The initial abuse is alleged to have happened while the girl was aged between about 12 and 17, but the woman also says the sexual behaviour and harassment continued after she turned 18, including when she says Mr Cable employed her as his private nurse after he injured his leg in 1979 in a tractor accident.
The woman says she was molested at the old East Perth football oval on Lord Street and that Mr Cable would regularly turn up at her home without invitation, causing her to become “increasingly fearful and intimidated” by him.
Mr Cable describes relationship as ‘consensual’
Mr Cable is not taking part in the trial and is not represented by a lawyer, but he has filed a defence in which he states he had a three-year “consensual sexual relationship” with the woman around 1983.

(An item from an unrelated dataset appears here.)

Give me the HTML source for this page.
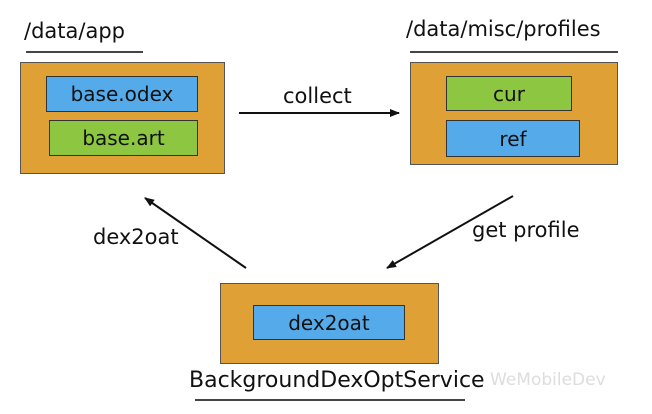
<!DOCTYPE html>
<html><head><style>
body{margin:0;width:652px;height:414px;background:#fff;position:relative;overflow:hidden;font-family:"DejaVu Sans","Liberation Sans",sans-serif;color:#111}
.a{position:absolute}
.o{background:#DFA136;border:1px solid #555;box-sizing:border-box}
.b{background:#55AAEA;border:1.5px solid #333;box-sizing:border-box;display:flex;align-items:center;justify-content:center;font-size:20px}
.g{background:#8DC640;border:1.5px solid #333;box-sizing:border-box;display:flex;align-items:center;justify-content:center;font-size:20px}
.t{font-size:21px;white-space:nowrap}
.u{height:2px;background:#444}
</style></head><body>
<div class="a t" style="left:24px;top:19px">/data/app</div>
<div class="a u" style="left:26px;top:51px;width:117px"></div>
<div class="a o" style="left:20px;top:62px;width:205px;height:112px"></div>
<div class="a b" style="left:46px;top:76px;width:152px;height:36px">base.odex</div>
<div class="a g" style="left:49px;top:120px;width:149px;height:36px">base.art</div>

<div class="a t" style="left:406px;top:17px">/data/misc/profiles</div>
<div class="a u" style="left:410px;top:51px;width:208px"></div>
<div class="a o" style="left:410px;top:62px;width:208px;height:103px"></div>
<div class="a g" style="left:446px;top:76px;width:126px;height:35px">cur</div>
<div class="a b" style="left:446px;top:120px;width:134px;height:37px">ref</div>

<div class="a t" style="left:283px;top:84px;font-size:21px">collect</div>
<div class="a t" style="left:93px;top:225px;font-size:21px">dex2oat</div>
<div class="a t" style="left:472px;top:218px;font-size:21px">get profile</div>

<div class="a o" style="left:220px;top:283px;width:219px;height:81px"></div>
<div class="a b" style="left:253px;top:305px;width:152px;height:35px">dex2oat</div>
<div class="a t" style="left:189px;top:368px;font-size:22px">BackgroundDexOptService</div>
<div class="a u" style="left:195px;top:399px;width:270px"></div>
<div class="a" style="left:490px;top:370px;font-size:17px;color:#ddd">WeMobileDev</div>

<svg class="a" style="left:0;top:0" width="652" height="414">
<defs><marker id="m" markerWidth="10" markerHeight="8" refX="9" refY="4" orient="auto" markerUnits="userSpaceOnUse"><path d="M0,0 L10,4 L0,8 Z" fill="#111"/></marker></defs>
<line x1="239" y1="113" x2="399" y2="113" stroke="#111" stroke-width="2" marker-end="url(#m)"/>
<line x1="246" y1="268" x2="145" y2="198" stroke="#111" stroke-width="2" marker-end="url(#m)"/>
<line x1="513" y1="196" x2="387" y2="268" stroke="#111" stroke-width="2" marker-end="url(#m)"/>
</svg>
</body></html>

However, he denies “any allegedly illegal or improper contact” with the woman, arguing he was never alone with her when she was a minor.
He also points out that between 1974 and 1977, he and his family lived in Melbourne because he was playing for North Melbourne in the VFL.
Mr Cable disputes the woman’s claim about her caring for him after his tractor accident in 1979, saying she only came to help his wife for two days but did not provide care for him.
The woman cannot be identified, but in a decision delivered on Tuesday Judge Mark Herron ruled Mr Cable, whose identity had previously been suppressed, could now be named.